**Available data**:
########################################

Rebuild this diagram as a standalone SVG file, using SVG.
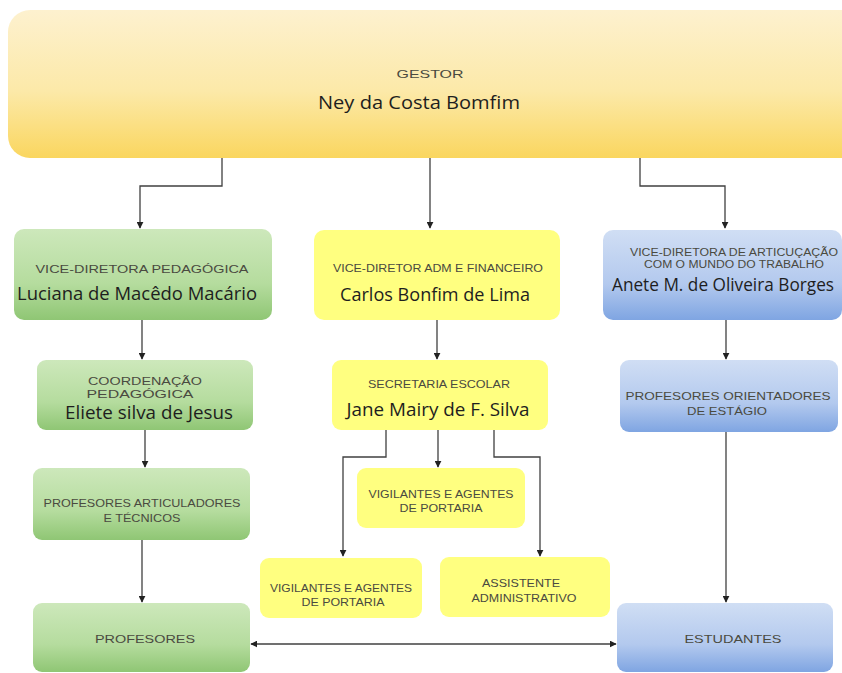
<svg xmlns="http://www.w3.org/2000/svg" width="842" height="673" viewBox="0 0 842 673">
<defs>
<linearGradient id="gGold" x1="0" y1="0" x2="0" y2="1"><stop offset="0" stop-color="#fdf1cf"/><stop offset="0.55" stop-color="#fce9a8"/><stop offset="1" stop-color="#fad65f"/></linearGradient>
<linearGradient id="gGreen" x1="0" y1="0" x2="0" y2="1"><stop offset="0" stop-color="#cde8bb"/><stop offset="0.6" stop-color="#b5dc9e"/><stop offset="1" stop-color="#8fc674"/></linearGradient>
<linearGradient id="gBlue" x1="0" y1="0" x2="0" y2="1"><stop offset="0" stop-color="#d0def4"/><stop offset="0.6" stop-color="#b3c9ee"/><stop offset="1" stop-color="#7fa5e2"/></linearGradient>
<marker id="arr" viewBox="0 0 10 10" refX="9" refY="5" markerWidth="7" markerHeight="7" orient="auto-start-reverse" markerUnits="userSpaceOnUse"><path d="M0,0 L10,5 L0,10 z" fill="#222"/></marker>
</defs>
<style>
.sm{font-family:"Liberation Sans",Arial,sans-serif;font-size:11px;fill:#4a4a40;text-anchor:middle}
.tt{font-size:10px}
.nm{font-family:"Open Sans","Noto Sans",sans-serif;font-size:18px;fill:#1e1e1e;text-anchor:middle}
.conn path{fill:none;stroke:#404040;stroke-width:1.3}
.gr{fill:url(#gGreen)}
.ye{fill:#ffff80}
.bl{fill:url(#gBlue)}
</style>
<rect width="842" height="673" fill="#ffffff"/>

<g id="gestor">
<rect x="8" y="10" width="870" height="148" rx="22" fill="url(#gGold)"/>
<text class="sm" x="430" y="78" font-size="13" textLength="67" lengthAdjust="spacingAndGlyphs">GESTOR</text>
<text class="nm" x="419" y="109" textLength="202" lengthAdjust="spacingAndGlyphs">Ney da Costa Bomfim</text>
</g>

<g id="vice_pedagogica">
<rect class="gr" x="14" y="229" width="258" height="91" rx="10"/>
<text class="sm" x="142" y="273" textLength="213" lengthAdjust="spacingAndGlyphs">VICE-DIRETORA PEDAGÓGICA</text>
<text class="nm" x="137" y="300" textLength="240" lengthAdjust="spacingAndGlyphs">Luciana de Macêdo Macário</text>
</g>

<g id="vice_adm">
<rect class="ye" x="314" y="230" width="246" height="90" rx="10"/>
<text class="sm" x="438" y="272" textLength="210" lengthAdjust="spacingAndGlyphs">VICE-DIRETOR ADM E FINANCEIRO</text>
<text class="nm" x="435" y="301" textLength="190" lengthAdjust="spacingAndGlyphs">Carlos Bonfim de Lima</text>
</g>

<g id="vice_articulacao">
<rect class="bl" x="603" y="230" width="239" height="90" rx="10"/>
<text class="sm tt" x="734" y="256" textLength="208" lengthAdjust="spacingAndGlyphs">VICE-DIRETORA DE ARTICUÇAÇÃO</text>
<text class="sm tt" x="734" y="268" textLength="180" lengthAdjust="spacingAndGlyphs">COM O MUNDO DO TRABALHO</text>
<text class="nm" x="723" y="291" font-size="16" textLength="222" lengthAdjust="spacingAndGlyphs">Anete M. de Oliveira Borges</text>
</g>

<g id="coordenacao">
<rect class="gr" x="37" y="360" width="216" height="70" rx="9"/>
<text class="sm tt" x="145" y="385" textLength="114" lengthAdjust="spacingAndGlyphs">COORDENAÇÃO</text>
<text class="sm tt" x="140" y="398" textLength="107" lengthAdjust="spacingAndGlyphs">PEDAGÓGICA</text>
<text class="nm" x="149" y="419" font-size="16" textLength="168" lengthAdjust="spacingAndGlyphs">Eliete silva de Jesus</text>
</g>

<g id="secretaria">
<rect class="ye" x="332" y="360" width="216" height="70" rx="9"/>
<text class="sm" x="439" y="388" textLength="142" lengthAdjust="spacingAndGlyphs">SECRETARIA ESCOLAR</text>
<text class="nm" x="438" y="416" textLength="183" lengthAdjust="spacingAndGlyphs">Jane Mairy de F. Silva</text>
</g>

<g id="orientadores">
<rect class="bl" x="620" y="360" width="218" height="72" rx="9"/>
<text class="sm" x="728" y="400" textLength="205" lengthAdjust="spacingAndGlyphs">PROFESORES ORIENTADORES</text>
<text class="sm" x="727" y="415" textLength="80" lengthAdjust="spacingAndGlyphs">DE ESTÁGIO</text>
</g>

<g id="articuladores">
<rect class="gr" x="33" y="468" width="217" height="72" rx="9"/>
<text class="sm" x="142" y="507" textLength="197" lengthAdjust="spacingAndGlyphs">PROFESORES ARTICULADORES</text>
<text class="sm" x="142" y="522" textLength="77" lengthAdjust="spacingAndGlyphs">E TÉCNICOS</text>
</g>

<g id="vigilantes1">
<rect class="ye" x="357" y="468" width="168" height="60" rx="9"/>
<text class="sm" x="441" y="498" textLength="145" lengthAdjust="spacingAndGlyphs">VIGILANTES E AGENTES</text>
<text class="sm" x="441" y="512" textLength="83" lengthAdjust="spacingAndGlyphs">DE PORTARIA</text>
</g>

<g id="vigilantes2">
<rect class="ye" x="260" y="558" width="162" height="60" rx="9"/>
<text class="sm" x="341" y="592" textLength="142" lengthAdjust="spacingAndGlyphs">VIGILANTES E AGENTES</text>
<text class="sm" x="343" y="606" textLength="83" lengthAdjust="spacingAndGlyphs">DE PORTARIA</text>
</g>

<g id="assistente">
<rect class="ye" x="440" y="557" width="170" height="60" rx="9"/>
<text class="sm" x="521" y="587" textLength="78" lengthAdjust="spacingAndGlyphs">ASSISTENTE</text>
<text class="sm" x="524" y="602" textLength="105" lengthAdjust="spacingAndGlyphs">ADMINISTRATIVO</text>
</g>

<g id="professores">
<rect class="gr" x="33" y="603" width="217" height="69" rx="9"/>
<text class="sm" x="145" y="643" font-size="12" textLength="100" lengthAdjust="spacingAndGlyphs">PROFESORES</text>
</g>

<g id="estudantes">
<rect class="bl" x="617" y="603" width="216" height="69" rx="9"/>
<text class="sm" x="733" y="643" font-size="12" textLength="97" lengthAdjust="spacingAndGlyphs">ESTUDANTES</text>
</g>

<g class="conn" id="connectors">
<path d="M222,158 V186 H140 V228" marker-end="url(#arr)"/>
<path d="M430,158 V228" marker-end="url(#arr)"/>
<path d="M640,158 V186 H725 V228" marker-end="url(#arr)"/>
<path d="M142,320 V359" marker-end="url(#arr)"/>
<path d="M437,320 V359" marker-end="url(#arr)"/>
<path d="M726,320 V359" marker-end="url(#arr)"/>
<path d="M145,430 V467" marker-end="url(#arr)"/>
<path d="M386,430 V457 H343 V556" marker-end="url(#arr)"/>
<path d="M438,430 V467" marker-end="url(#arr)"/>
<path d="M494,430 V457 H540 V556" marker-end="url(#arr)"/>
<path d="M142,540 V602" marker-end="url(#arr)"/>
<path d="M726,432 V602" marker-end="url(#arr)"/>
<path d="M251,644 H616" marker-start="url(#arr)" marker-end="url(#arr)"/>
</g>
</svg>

########################################

**Task description**: The pictures should not be reproduced; quote all of the other material exactly.

**Full response**:
Rebuild this diagram as a standalone SVG file, using SVG.
<svg xmlns="http://www.w3.org/2000/svg" width="842" height="673" viewBox="0 0 842 673">
<defs>
<linearGradient id="gGold" x1="0" y1="0" x2="0" y2="1"><stop offset="0" stop-color="#fdf1cf"/><stop offset="0.55" stop-color="#fce9a8"/><stop offset="1" stop-color="#fad65f"/></linearGradient>
<linearGradient id="gGreen" x1="0" y1="0" x2="0" y2="1"><stop offset="0" stop-color="#cde8bb"/><stop offset="0.6" stop-color="#b5dc9e"/><stop offset="1" stop-color="#8fc674"/></linearGradient>
<linearGradient id="gBlue" x1="0" y1="0" x2="0" y2="1"><stop offset="0" stop-color="#d0def4"/><stop offset="0.6" stop-color="#b3c9ee"/><stop offset="1" stop-color="#7fa5e2"/></linearGradient>
<marker id="arr" viewBox="0 0 10 10" refX="9" refY="5" markerWidth="7" markerHeight="7" orient="auto-start-reverse" markerUnits="userSpaceOnUse"><path d="M0,0 L10,5 L0,10 z" fill="#222"/></marker>
</defs>
<style>
.sm{font-family:"Liberation Sans",Arial,sans-serif;font-size:11px;fill:#4a4a40;text-anchor:middle}
.tt{font-size:10px}
.nm{font-family:"Open Sans","Noto Sans",sans-serif;font-size:18px;fill:#1e1e1e;text-anchor:middle}
.conn path{fill:none;stroke:#404040;stroke-width:1.3}
.gr{fill:url(#gGreen)}
.ye{fill:#ffff80}
.bl{fill:url(#gBlue)}
</style>
<rect width="842" height="673" fill="#ffffff"/>

<g id="gestor">
<rect x="8" y="10" width="870" height="148" rx="22" fill="url(#gGold)"/>
<text class="sm" x="430" y="78" font-size="13" textLength="67" lengthAdjust="spacingAndGlyphs">GESTOR</text>
<text class="nm" x="419" y="109" textLength="202" lengthAdjust="spacingAndGlyphs">Ney da Costa Bomfim</text>
</g>

<g id="vice_pedagogica">
<rect class="gr" x="14" y="229" width="258" height="91" rx="10"/>
<text class="sm" x="142" y="273" textLength="213" lengthAdjust="spacingAndGlyphs">VICE-DIRETORA PEDAGÓGICA</text>
<text class="nm" x="137" y="300" textLength="240" lengthAdjust="spacingAndGlyphs">Luciana de Macêdo Macário</text>
</g>

<g id="vice_adm">
<rect class="ye" x="314" y="230" width="246" height="90" rx="10"/>
<text class="sm" x="438" y="272" textLength="210" lengthAdjust="spacingAndGlyphs">VICE-DIRETOR ADM E FINANCEIRO</text>
<text class="nm" x="435" y="301" textLength="190" lengthAdjust="spacingAndGlyphs">Carlos Bonfim de Lima</text>
</g>

<g id="vice_articulacao">
<rect class="bl" x="603" y="230" width="239" height="90" rx="10"/>
<text class="sm tt" x="734" y="256" textLength="208" lengthAdjust="spacingAndGlyphs">VICE-DIRETORA DE ARTICUÇAÇÃO</text>
<text class="sm tt" x="734" y="268" textLength="180" lengthAdjust="spacingAndGlyphs">COM O MUNDO DO TRABALHO</text>
<text class="nm" x="723" y="291" font-size="16" textLength="222" lengthAdjust="spacingAndGlyphs">Anete M. de Oliveira Borges</text>
</g>

<g id="coordenacao">
<rect class="gr" x="37" y="360" width="216" height="70" rx="9"/>
<text class="sm tt" x="145" y="385" textLength="114" lengthAdjust="spacingAndGlyphs">COORDENAÇÃO</text>
<text class="sm tt" x="140" y="398" textLength="107" lengthAdjust="spacingAndGlyphs">PEDAGÓGICA</text>
<text class="nm" x="149" y="419" font-size="16" textLength="168" lengthAdjust="spacingAndGlyphs">Eliete silva de Jesus</text>
</g>

<g id="secretaria">
<rect class="ye" x="332" y="360" width="216" height="70" rx="9"/>
<text class="sm" x="439" y="388" textLength="142" lengthAdjust="spacingAndGlyphs">SECRETARIA ESCOLAR</text>
<text class="nm" x="438" y="416" textLength="183" lengthAdjust="spacingAndGlyphs">Jane Mairy de F. Silva</text>
</g>

<g id="orientadores">
<rect class="bl" x="620" y="360" width="218" height="72" rx="9"/>
<text class="sm" x="728" y="400" textLength="205" lengthAdjust="spacingAndGlyphs">PROFESORES ORIENTADORES</text>
<text class="sm" x="727" y="415" textLength="80" lengthAdjust="spacingAndGlyphs">DE ESTÁGIO</text>
</g>

<g id="articuladores">
<rect class="gr" x="33" y="468" width="217" height="72" rx="9"/>
<text class="sm" x="142" y="507" textLength="197" lengthAdjust="spacingAndGlyphs">PROFESORES ARTICULADORES</text>
<text class="sm" x="142" y="522" textLength="77" lengthAdjust="spacingAndGlyphs">E TÉCNICOS</text>
</g>

<g id="vigilantes1">
<rect class="ye" x="357" y="468" width="168" height="60" rx="9"/>
<text class="sm" x="441" y="498" textLength="145" lengthAdjust="spacingAndGlyphs">VIGILANTES E AGENTES</text>
<text class="sm" x="441" y="512" textLength="83" lengthAdjust="spacingAndGlyphs">DE PORTARIA</text>
</g>

<g id="vigilantes2">
<rect class="ye" x="260" y="558" width="162" height="60" rx="9"/>
<text class="sm" x="341" y="592" textLength="142" lengthAdjust="spacingAndGlyphs">VIGILANTES E AGENTES</text>
<text class="sm" x="343" y="606" textLength="83" lengthAdjust="spacingAndGlyphs">DE PORTARIA</text>
</g>

<g id="assistente">
<rect class="ye" x="440" y="557" width="170" height="60" rx="9"/>
<text class="sm" x="521" y="587" textLength="78" lengthAdjust="spacingAndGlyphs">ASSISTENTE</text>
<text class="sm" x="524" y="602" textLength="105" lengthAdjust="spacingAndGlyphs">ADMINISTRATIVO</text>
</g>

<g id="professores">
<rect class="gr" x="33" y="603" width="217" height="69" rx="9"/>
<text class="sm" x="145" y="643" font-size="12" textLength="100" lengthAdjust="spacingAndGlyphs">PROFESORES</text>
</g>

<g id="estudantes">
<rect class="bl" x="617" y="603" width="216" height="69" rx="9"/>
<text class="sm" x="733" y="643" font-size="12" textLength="97" lengthAdjust="spacingAndGlyphs">ESTUDANTES</text>
</g>

<g class="conn" id="connectors">
<path d="M222,158 V186 H140 V228" marker-end="url(#arr)"/>
<path d="M430,158 V228" marker-end="url(#arr)"/>
<path d="M640,158 V186 H725 V228" marker-end="url(#arr)"/>
<path d="M142,320 V359" marker-end="url(#arr)"/>
<path d="M437,320 V359" marker-end="url(#arr)"/>
<path d="M726,320 V359" marker-end="url(#arr)"/>
<path d="M145,430 V467" marker-end="url(#arr)"/>
<path d="M386,430 V457 H343 V556" marker-end="url(#arr)"/>
<path d="M438,430 V467" marker-end="url(#arr)"/>
<path d="M494,430 V457 H540 V556" marker-end="url(#arr)"/>
<path d="M142,540 V602" marker-end="url(#arr)"/>
<path d="M726,432 V602" marker-end="url(#arr)"/>
<path d="M251,644 H616" marker-start="url(#arr)" marker-end="url(#arr)"/>
</g>
</svg>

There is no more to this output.